━━━ Data provided

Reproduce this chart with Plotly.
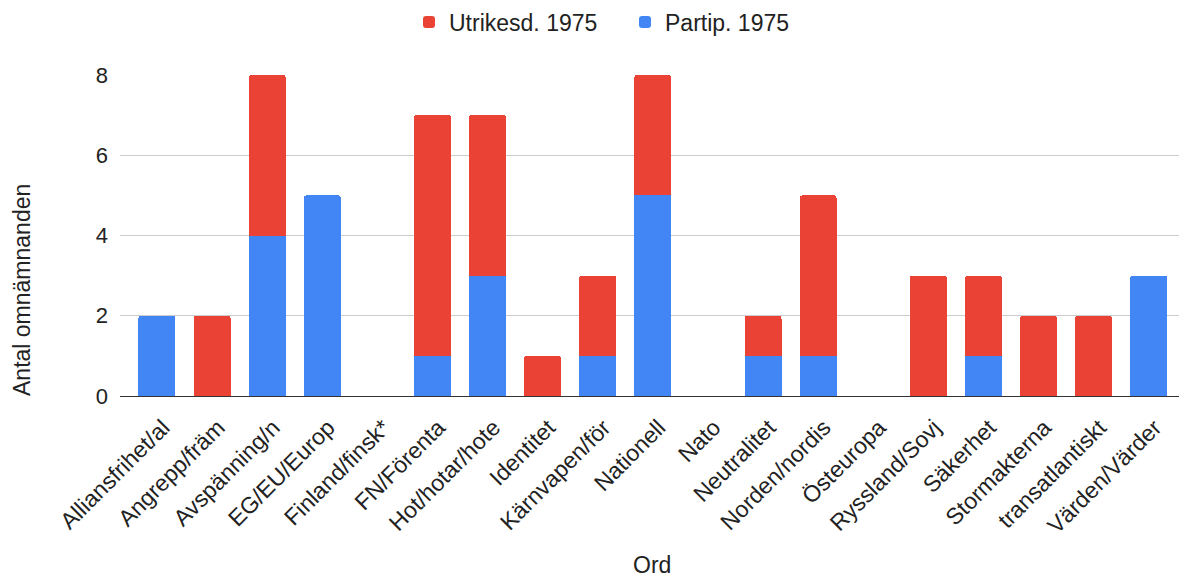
import plotly.graph_objects as go

categories = ["Alliansfrihet/al", "Angrepp/främ", "Avspänning/n", "EG/EU/Europ", "Finland/finsk*",
              "FN/Förenta", "Hot/hotar/hote", "Identitet", "Kärnvapen/för", "Nationell", "Nato",
              "Neutralitet", "Norden/nordis", "Östeuropa", "Ryssland/Sovj", "Säkerhet",
              "Stormakterna", "transatlantiskt", "Värden/Värder"]
partip_1975 = [2, 0, 4, 5, 0, 1, 3, 0, 1, 5, 0, 1, 1, 0, 0, 1, 0, 0, 3]
utrikesd_1975 = [0, 2, 4, 0, 0, 6, 4, 1, 2, 3, 0, 1, 4, 0, 3, 2, 2, 2, 0]
y_ticks = [0, 2, 4, 6, 8]

FONT = "Liberation Sans, Arial, sans-serif"
TXT = "#222222"
W, H = 1179, 580
L, R, T, B = 120, 0, 75, 184
PW, PH = W - L - R, H - T - B


def px(x):
    return (x - L) / PW


def py(y):
    return (H - B - y) / PH


fig = go.Figure()
fig.add_trace(go.Bar(x=categories, y=partip_1975, name="Partip. 1975", marker_color="#4285f4",
                     marker_line_width=0))
fig.add_trace(go.Bar(x=categories, y=utrikesd_1975, name="Utrikesd. 1975", marker_color="#ea4335",
                     marker_line_width=0))

fig.update_layout(
    barmode="stack",
    bargap=0.328,
    barcornerradius=3,
    width=W, height=H,
    margin=dict(l=L, r=R, t=T, b=B, autoexpand=False),
    paper_bgcolor="white", plot_bgcolor="white",
    font=dict(family=FONT, size=23, color=TXT),
    legend=dict(orientation="h", x=px(625), xanchor="center", y=py(22), yanchor="middle",
                traceorder="reversed", entrywidth=171, font=dict(size=23, color=TXT)),
    showlegend=True,
    annotations=[
        dict(text="Ord", xref="paper", yref="paper", x=px(652), y=py(580), showarrow=False,
             xanchor="center", yanchor="bottom", font=dict(size=23, color=TXT)),
        dict(text="Antal omnämnanden", xref="paper", yref="paper", x=px(22), y=py(290),
             showarrow=False, textangle=-90, xanchor="center", yanchor="middle",
             font=dict(size=23, color=TXT)),
    ],
)
fig.update_xaxes(range=[-0.671, 18.55], tickangle=-45, tickfont=dict(size=23, color=TXT),
                 showgrid=False, showline=True, linecolor="#333333", linewidth=1,
                 ticklabelstandoff=8, ticklabelshift=6, automargin=False)
fig.update_yaxes(range=[0, 8], tickvals=y_ticks, tickfont=dict(size=22, color=TXT),
                 showgrid=True, gridcolor="#cccccc", gridwidth=1, zeroline=False,
                 ticks="", ticklabelstandoff=11, automargin=False)

fig.write_html("out.html", config={"displayModeBar": False},
               post_script="document.body.style.margin='0';")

━━━━━━

## The problem
Set every line down exactly as written, leaving each picture out.

## Solution to the exercise
Reproduce this chart with Plotly.
import plotly.graph_objects as go

categories = ["Alliansfrihet/al", "Angrepp/främ", "Avspänning/n", "EG/EU/Europ", "Finland/finsk*",
              "FN/Förenta", "Hot/hotar/hote", "Identitet", "Kärnvapen/för", "Nationell", "Nato",
              "Neutralitet", "Norden/nordis", "Östeuropa", "Ryssland/Sovj", "Säkerhet",
              "Stormakterna", "transatlantiskt", "Värden/Värder"]
partip_1975 = [2, 0, 4, 5, 0, 1, 3, 0, 1, 5, 0, 1, 1, 0, 0, 1, 0, 0, 3]
utrikesd_1975 = [0, 2, 4, 0, 0, 6, 4, 1, 2, 3, 0, 1, 4, 0, 3, 2, 2, 2, 0]
y_ticks = [0, 2, 4, 6, 8]

FONT = "Liberation Sans, Arial, sans-serif"
TXT = "#222222"
W, H = 1179, 580
L, R, T, B = 120, 0, 75, 184
PW, PH = W - L - R, H - T - B


def px(x):
    return (x - L) / PW


def py(y):
    return (H - B - y) / PH


fig = go.Figure()
fig.add_trace(go.Bar(x=categories, y=partip_1975, name="Partip. 1975", marker_color="#4285f4",
                     marker_line_width=0))
fig.add_trace(go.Bar(x=categories, y=utrikesd_1975, name="Utrikesd. 1975", marker_color="#ea4335",
                     marker_line_width=0))

fig.update_layout(
    barmode="stack",
    bargap=0.328,
    barcornerradius=3,
    width=W, height=H,
    margin=dict(l=L, r=R, t=T, b=B, autoexpand=False),
    paper_bgcolor="white", plot_bgcolor="white",
    font=dict(family=FONT, size=23, color=TXT),
    legend=dict(orientation="h", x=px(625), xanchor="center", y=py(22), yanchor="middle",
                traceorder="reversed", entrywidth=171, font=dict(size=23, color=TXT)),
    showlegend=True,
    annotations=[
        dict(text="Ord", xref="paper", yref="paper", x=px(652), y=py(580), showarrow=False,
             xanchor="center", yanchor="bottom", font=dict(size=23, color=TXT)),
        dict(text="Antal omnämnanden", xref="paper", yref="paper", x=px(22), y=py(290),
             showarrow=False, textangle=-90, xanchor="center", yanchor="middle",
             font=dict(size=23, color=TXT)),
    ],
)
fig.update_xaxes(range=[-0.671, 18.55], tickangle=-45, tickfont=dict(size=23, color=TXT),
                 showgrid=False, showline=True, linecolor="#333333", linewidth=1,
                 ticklabelstandoff=8, ticklabelshift=6, automargin=False)
fig.update_yaxes(range=[0, 8], tickvals=y_ticks, tickfont=dict(size=22, color=TXT),
                 showgrid=True, gridcolor="#cccccc", gridwidth=1, zeroline=False,
                 ticks="", ticklabelstandoff=11, automargin=False)

fig.write_html("out.html", config={"displayModeBar": False},
               post_script="document.body.style.margin='0';")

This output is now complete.